Moi j’étais la fille de celui qui était parti à la ville et qui avait « réussi ». J’ai entendu quelquefois par le passé que c’était le préféré de notre grand-mère. Le dernier des 4 garçons, avant l’arrivée de « la » fille, 9 ans plus tard.
Mais j’étais aussi la fille de « celle qui n’était pas d’ici ». Mes oncles et tante se sont tous mariés avec des femmes ou un homme d’ici. Des catalans donc. Certaines de mes tantes étaient d’ailleurs cousines entre elles. Maman venait de la montagne aussi, mais des Alpes, où le beau chasseur alpin qu’était mon père à Barcelonnette l’avait séduite. Elle m’a raconté quelquefois combien sa première venue dans la famille Goze avait été difficile pour elle. A l’époque, le catalan se parlait couramment, elle ne le comprenait pas…
Le 3ème soir, nous voilà enfin tous réunis, à 8, avec Christine et son compagnon.

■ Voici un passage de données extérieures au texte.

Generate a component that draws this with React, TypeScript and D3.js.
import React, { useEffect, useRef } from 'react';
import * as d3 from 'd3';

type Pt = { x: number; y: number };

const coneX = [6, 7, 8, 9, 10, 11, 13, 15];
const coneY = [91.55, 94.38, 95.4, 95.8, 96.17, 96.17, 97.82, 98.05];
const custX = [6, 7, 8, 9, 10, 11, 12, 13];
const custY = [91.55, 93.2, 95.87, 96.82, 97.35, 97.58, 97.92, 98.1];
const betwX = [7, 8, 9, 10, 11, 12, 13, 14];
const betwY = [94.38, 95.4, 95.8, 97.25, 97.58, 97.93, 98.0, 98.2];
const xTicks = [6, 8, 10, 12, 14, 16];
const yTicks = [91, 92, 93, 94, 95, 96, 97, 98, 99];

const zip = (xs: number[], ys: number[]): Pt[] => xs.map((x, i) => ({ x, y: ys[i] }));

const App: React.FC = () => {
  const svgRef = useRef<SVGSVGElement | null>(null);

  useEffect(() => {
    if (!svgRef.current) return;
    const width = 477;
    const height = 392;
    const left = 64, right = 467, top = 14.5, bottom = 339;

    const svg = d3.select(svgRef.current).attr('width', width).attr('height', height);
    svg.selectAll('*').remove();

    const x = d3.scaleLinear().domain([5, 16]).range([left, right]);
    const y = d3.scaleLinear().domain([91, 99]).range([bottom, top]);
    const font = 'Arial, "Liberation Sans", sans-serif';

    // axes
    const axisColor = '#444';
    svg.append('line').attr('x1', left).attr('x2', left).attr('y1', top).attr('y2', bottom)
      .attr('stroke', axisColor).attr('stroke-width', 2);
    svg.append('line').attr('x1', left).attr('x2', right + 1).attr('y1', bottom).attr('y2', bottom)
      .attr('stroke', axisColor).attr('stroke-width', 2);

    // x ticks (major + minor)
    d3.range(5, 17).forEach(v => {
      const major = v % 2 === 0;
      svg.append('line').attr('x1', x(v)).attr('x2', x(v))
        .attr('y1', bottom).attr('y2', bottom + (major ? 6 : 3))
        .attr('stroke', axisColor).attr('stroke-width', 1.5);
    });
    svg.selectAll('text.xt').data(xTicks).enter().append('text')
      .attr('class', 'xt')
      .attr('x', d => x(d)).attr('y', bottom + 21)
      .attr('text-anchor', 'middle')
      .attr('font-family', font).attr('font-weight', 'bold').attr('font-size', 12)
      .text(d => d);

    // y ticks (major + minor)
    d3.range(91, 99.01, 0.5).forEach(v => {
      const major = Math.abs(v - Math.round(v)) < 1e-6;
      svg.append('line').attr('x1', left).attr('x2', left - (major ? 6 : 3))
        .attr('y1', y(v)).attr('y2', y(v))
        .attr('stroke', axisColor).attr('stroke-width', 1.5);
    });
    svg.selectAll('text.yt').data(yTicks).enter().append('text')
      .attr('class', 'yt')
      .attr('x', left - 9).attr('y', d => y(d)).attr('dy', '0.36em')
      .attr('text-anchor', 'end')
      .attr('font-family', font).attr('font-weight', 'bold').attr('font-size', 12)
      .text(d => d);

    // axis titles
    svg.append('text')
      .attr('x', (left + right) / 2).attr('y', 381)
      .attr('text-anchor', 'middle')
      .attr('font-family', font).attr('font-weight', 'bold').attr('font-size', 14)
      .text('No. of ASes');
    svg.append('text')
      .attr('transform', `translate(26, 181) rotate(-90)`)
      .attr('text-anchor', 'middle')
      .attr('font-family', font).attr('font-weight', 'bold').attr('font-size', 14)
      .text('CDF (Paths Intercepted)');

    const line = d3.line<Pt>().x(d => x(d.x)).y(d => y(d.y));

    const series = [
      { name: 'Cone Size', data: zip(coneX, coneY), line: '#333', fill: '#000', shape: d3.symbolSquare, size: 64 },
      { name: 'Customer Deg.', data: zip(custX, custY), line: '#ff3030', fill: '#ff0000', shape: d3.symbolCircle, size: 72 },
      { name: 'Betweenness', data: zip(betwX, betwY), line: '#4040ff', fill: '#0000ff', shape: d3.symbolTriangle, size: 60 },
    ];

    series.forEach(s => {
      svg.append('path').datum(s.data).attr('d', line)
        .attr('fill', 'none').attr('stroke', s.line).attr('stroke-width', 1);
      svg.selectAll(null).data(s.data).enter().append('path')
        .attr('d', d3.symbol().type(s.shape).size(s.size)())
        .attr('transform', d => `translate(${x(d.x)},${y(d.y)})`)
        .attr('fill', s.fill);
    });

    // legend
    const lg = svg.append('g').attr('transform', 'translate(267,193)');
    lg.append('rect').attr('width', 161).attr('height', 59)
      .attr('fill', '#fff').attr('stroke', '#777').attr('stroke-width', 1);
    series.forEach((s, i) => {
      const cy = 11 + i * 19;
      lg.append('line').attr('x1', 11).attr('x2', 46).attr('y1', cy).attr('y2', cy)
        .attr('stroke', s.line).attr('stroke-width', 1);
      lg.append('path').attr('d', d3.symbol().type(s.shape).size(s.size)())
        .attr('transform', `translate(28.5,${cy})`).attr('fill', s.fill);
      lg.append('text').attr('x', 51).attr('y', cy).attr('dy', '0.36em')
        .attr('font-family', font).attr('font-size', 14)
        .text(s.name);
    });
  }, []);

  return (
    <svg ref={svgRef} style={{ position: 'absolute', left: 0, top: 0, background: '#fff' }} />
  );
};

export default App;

Nous avions fait le marché à Formiguères le matin, et chaque couple avait sa participation définie. Pain et desserts pour nous.
Le barbecue a encore fonctionné, avec Patrick et Fabien aux manettes.
Comme toujours dans ces occasions, nous avions prévu beaucoup, et chacun et reparti avec des restes.
L’un des cousins a lancé la conversation sur son appartenance à un syndicat modéré (ou réformiste), et, bien sûr, je n’ai pas pu m’empêcher de réagir et de revendiquer mon appartenance à un syndicat plus actif, à la ligne plus dure. Le compagnon de Christine, toujours discret et effacé, et qu’à ce jour nous n’avons vu qu’à l’occasion de ce repas, a réagi vivement. Le syndicat modéré ne lui convient vraiment pas, et on sentait une colère en lui. La colère de ceux qui s’expriment peu mais qui pensent.
L’ainée des cousines m’a surprise par des propos que je considère comme réactionnaires et contre lesquels je n’ai pu me retenir de m’insurger. Des voix disaient : terrain glissant, il vaut mieux parler d’un autre sujet. 
Les silences de certains face à certains propos marquaient discrètement l’approbation ou la désapprobation. Quelquefois une moue vaut une parole.
Eh oui, la politique en famille, ce n’est pas un sujet rassembleur…
Et là nous avons entendu un grand bruit du côté de chez tata Paulette, cette tante qui était un peu l’âme de la communauté Goze par sa gentillesse et son franc parler. Cette tante qui nous a quittés au printemps et que toute la famille, et, au-delà, tout le village regrette.
Et nous voyons apparaître Vincent, le « petit-cousin », le fils de Gérard, le seul cousin homme, qui a eu la mauvaise idée de disparaître dans un accident de moto en 2003, et qui reste pour moi, et pour nous un homme si bon, si attachant. 
Je crois que j’étais un peu amoureuse de lui quand j’étais gamine…
Vincent est aussi sympathique que son père. Il est venu juste pour une nuit, de façon inattendue, avec sa femme mexicaine, qu’il a rencontrée lors de ses études là-bas, et leur petit Louis de 5 ans, qui parle espagnol ou français indifféremment.
Nous réalisons que c’est la première fois depuis plusieurs années que les 5 « maisons Goze », qui avant formaient l’habitation et la ferme de nos grands-parents, et qui ont été divisées sans le moindre problème, sont ouvertes. Qu’il y a un représentant de chaque fils ou fille Goze.
Un moment d’émotion vive, qui fait remonter tant de souvenirs à la surface.
La soirée se prolonge jusqu’à tard. Puis certains descendrons au bal, puisque c’est la fête du village, et d’autres regagneront leur lit.
Nous nous promettons de reproduire ce moment tous les ans, nous parlons de mettre en communauté, dans le petit cabanon à outils, les chaises, tables et relax pour les moments de farniente ou de retrouvailles.
Aujourd’hui nous sommes seuls, mon amoureux et moi. Nous repeignons les volets depuis le début de la semaine.
Ma cousine préférée et son mari sont partis dimanche mais reviendront peut-être. Je le souhaite. Marise et Mane sont retournés à Perpignan. Ils sont les plus proches et viennent souvent et restent peu.
Christine est là, mais nous ne nous sommes pas recroisés depuis ce repas. Le premier couple qui partira ira dire au revoir à l’autre.